▶ [Task prompt] Leave the pictures out, and retype all of the material exactly as written.

▶ [Provided data]
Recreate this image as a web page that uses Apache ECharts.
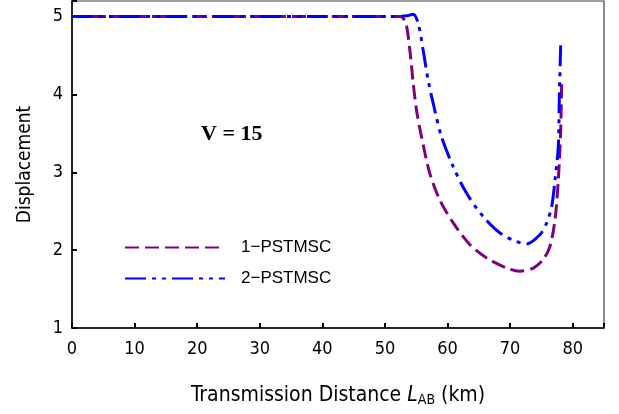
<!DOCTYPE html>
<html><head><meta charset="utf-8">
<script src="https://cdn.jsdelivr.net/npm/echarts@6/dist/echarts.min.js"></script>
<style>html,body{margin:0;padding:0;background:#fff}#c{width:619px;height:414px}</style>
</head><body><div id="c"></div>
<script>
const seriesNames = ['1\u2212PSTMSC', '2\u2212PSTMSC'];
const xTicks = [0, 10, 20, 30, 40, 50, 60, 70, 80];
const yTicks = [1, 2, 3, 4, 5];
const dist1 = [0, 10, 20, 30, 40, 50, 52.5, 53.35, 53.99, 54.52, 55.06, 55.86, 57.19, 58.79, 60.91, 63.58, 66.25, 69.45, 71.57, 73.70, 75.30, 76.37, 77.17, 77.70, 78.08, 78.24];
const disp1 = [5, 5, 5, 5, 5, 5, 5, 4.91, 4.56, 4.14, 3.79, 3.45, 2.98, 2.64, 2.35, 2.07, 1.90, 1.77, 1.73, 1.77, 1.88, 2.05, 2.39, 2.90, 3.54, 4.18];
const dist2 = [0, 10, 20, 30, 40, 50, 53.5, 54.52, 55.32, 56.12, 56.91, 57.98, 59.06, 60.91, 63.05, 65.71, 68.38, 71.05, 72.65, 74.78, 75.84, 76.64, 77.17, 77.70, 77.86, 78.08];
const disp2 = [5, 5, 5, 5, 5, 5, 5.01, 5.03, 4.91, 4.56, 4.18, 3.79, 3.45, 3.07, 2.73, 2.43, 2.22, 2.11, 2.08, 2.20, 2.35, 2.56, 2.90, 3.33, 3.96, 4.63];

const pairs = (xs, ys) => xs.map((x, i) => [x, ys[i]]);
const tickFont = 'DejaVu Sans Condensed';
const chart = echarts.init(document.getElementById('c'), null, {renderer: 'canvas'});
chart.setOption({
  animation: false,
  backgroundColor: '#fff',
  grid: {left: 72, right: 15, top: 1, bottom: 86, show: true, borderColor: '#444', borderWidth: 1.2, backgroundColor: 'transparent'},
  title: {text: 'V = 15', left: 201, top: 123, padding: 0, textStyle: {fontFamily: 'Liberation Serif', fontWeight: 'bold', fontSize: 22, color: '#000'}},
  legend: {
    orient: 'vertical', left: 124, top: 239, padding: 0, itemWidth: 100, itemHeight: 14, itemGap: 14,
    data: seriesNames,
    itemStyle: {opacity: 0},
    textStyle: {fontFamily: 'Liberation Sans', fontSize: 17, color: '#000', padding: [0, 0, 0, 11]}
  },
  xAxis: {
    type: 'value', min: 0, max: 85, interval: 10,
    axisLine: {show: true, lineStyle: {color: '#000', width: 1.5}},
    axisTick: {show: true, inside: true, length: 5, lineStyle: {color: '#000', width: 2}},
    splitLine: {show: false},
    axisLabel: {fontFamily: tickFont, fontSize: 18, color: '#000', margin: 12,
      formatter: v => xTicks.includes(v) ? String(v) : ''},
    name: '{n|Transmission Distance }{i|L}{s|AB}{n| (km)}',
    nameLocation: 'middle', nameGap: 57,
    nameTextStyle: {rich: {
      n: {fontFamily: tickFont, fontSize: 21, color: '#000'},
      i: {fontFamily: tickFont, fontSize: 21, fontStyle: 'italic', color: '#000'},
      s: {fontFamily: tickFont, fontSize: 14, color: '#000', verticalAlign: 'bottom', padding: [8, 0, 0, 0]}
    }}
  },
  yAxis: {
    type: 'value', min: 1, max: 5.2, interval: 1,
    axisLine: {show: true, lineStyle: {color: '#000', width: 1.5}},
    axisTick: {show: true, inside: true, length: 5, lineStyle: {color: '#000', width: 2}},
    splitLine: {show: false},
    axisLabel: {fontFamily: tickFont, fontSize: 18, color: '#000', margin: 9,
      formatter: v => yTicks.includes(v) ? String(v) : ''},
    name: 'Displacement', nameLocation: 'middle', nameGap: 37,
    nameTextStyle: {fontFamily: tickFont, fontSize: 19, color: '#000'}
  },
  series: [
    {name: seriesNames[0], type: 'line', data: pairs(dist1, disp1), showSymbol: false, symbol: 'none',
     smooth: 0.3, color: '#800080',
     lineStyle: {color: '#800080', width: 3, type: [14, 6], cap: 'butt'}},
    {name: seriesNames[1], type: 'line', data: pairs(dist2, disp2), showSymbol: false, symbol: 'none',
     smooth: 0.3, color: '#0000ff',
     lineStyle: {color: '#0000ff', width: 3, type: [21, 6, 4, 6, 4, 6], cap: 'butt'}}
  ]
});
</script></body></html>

▶ [Exercise answer]
Recreate this image as a web page that uses Apache ECharts.
<!DOCTYPE html>
<html><head><meta charset="utf-8">
<script src="https://cdn.jsdelivr.net/npm/echarts@6/dist/echarts.min.js"></script>
<style>html,body{margin:0;padding:0;background:#fff}#c{width:619px;height:414px}</style>
</head><body><div id="c"></div>
<script>
const seriesNames = ['1\u2212PSTMSC', '2\u2212PSTMSC'];
const xTicks = [0, 10, 20, 30, 40, 50, 60, 70, 80];
const yTicks = [1, 2, 3, 4, 5];
const dist1 = [0, 10, 20, 30, 40, 50, 52.5, 53.35, 53.99, 54.52, 55.06, 55.86, 57.19, 58.79, 60.91, 63.58, 66.25, 69.45, 71.57, 73.70, 75.30, 76.37, 77.17, 77.70, 78.08, 78.24];
const disp1 = [5, 5, 5, 5, 5, 5, 5, 4.91, 4.56, 4.14, 3.79, 3.45, 2.98, 2.64, 2.35, 2.07, 1.90, 1.77, 1.73, 1.77, 1.88, 2.05, 2.39, 2.90, 3.54, 4.18];
const dist2 = [0, 10, 20, 30, 40, 50, 53.5, 54.52, 55.32, 56.12, 56.91, 57.98, 59.06, 60.91, 63.05, 65.71, 68.38, 71.05, 72.65, 74.78, 75.84, 76.64, 77.17, 77.70, 77.86, 78.08];
const disp2 = [5, 5, 5, 5, 5, 5, 5.01, 5.03, 4.91, 4.56, 4.18, 3.79, 3.45, 3.07, 2.73, 2.43, 2.22, 2.11, 2.08, 2.20, 2.35, 2.56, 2.90, 3.33, 3.96, 4.63];

const pairs = (xs, ys) => xs.map((x, i) => [x, ys[i]]);
const tickFont = 'DejaVu Sans Condensed';
const chart = echarts.init(document.getElementById('c'), null, {renderer: 'canvas'});
chart.setOption({
  animation: false,
  backgroundColor: '#fff',
  grid: {left: 72, right: 15, top: 1, bottom: 86, show: true, borderColor: '#444', borderWidth: 1.2, backgroundColor: 'transparent'},
  title: {text: 'V = 15', left: 201, top: 123, padding: 0, textStyle: {fontFamily: 'Liberation Serif', fontWeight: 'bold', fontSize: 22, color: '#000'}},
  legend: {
    orient: 'vertical', left: 124, top: 239, padding: 0, itemWidth: 100, itemHeight: 14, itemGap: 14,
    data: seriesNames,
    itemStyle: {opacity: 0},
    textStyle: {fontFamily: 'Liberation Sans', fontSize: 17, color: '#000', padding: [0, 0, 0, 11]}
  },
  xAxis: {
    type: 'value', min: 0, max: 85, interval: 10,
    axisLine: {show: true, lineStyle: {color: '#000', width: 1.5}},
    axisTick: {show: true, inside: true, length: 5, lineStyle: {color: '#000', width: 2}},
    splitLine: {show: false},
    axisLabel: {fontFamily: tickFont, fontSize: 18, color: '#000', margin: 12,
      formatter: v => xTicks.includes(v) ? String(v) : ''},
    name: '{n|Transmission Distance }{i|L}{s|AB}{n| (km)}',
    nameLocation: 'middle', nameGap: 57,
    nameTextStyle: {rich: {
      n: {fontFamily: tickFont, fontSize: 21, color: '#000'},
      i: {fontFamily: tickFont, fontSize: 21, fontStyle: 'italic', color: '#000'},
      s: {fontFamily: tickFont, fontSize: 14, color: '#000', verticalAlign: 'bottom', padding: [8, 0, 0, 0]}
    }}
  },
  yAxis: {
    type: 'value', min: 1, max: 5.2, interval: 1,
    axisLine: {show: true, lineStyle: {color: '#000', width: 1.5}},
    axisTick: {show: true, inside: true, length: 5, lineStyle: {color: '#000', width: 2}},
    splitLine: {show: false},
    axisLabel: {fontFamily: tickFont, fontSize: 18, color: '#000', margin: 9,
      formatter: v => yTicks.includes(v) ? String(v) : ''},
    name: 'Displacement', nameLocation: 'middle', nameGap: 37,
    nameTextStyle: {fontFamily: tickFont, fontSize: 19, color: '#000'}
  },
  series: [
    {name: seriesNames[0], type: 'line', data: pairs(dist1, disp1), showSymbol: false, symbol: 'none',
     smooth: 0.3, color: '#800080',
     lineStyle: {color: '#800080', width: 3, type: [14, 6], cap: 'butt'}},
    {name: seriesNames[1], type: 'line', data: pairs(dist2, disp2), showSymbol: false, symbol: 'none',
     smooth: 0.3, color: '#0000ff',
     lineStyle: {color: '#0000ff', width: 3, type: [21, 6, 4, 6, 4, 6], cap: 'butt'}}
  ]
});
</script></body></html>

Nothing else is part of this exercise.